The discoverers of the Flores micropygmies conclude that they survived on Flores until at least 18,000 years ago (1, 2). To me, that is the most astonishing finding, even more astonishing than the micropygmies' existence. We know that full-sized H. sapiens reached Australia and New Guinea through Indonesia by 46,000 years ago, that most of the large mammals of Australia then promptly went extinct (probably in part exterminated by H. sapiens), and that the first arrival of behaviorally modern H. sapiens on all other islands and continents in the world was accompanied by similar waves of extinction/extermination. We also know that humans have exterminated competing humans even more assiduously than they have exterminated large nonhuman mammals. How could the micropygmies have survived the onslaught of H. sapiens?

One could perhaps seek a parallel in the peaceful modern coexistence of full-sized sapiens and pygmy sapiens in the Congo and Philippines, based on complementary economies, with pygmy hunter-gatherers trading forest products to full-sized sapiens farmers. But full-sized sapiens hunter-gatherers 18,000 years ago would have been much too similar economically to micropygmy hunter-gatherers to permit coexistence based on complementary economies and trade. One could also invoke the continued coexistence of chimpanzees and humans in Africa, based on chimps being economically too different from us to compete (very doubtful for micropygmies), and on chimps being too dangerous to be worth hunting (probably true for micropygmies). Then, one could point to the reported survival of the pygmy stegodont elephants on Flores until 12,000 years ago (1, 2): If stegodonts survived so long in the presence of H. sapiens, why not micropygmies as well? Finally, one might suggest that all of the recent dates for stegodonts and micropygmies on Flores are in error [despite the evidence presented in (1) and (2)], and that both stegodonts and micropygmies became extinct 46,000 years ago within a century of H. sapiens' arrival on Flores. All of these analogies and suggestions strike me as implausible: I just can't conceive of a long temporal overlap of sapiens and erectus, and I am reluctant to believe that all of the dates in (1) and (2) are wrong. Hence I don't know what to make of the reported coexistence.

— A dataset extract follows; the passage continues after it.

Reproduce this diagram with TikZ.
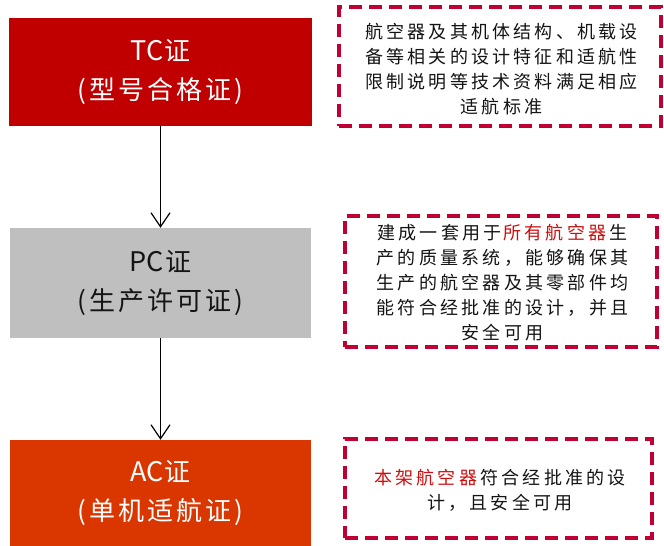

At last comes the question that all of us full-sized sapiens wanted to ask but didn't dare: Did full-sized sapiens have sex with micropygmies? The difference in body size would not have been an insuperable obstacle: Some individual modern humans have sex with children or with domestic animals no larger than the micropygmies. I suspect that the answer is the same as the answer to the question of whether we modern humans have sex with chimpanzees. We don't, because chimps are too unlike humans to appeal sexually to most of us, and because chimps are much too strong, unpredictable, and dangerous to make sex a safe proposition for any individual humans who might find them sexually attractive. Ditto for H. erectus, even when dwarfed.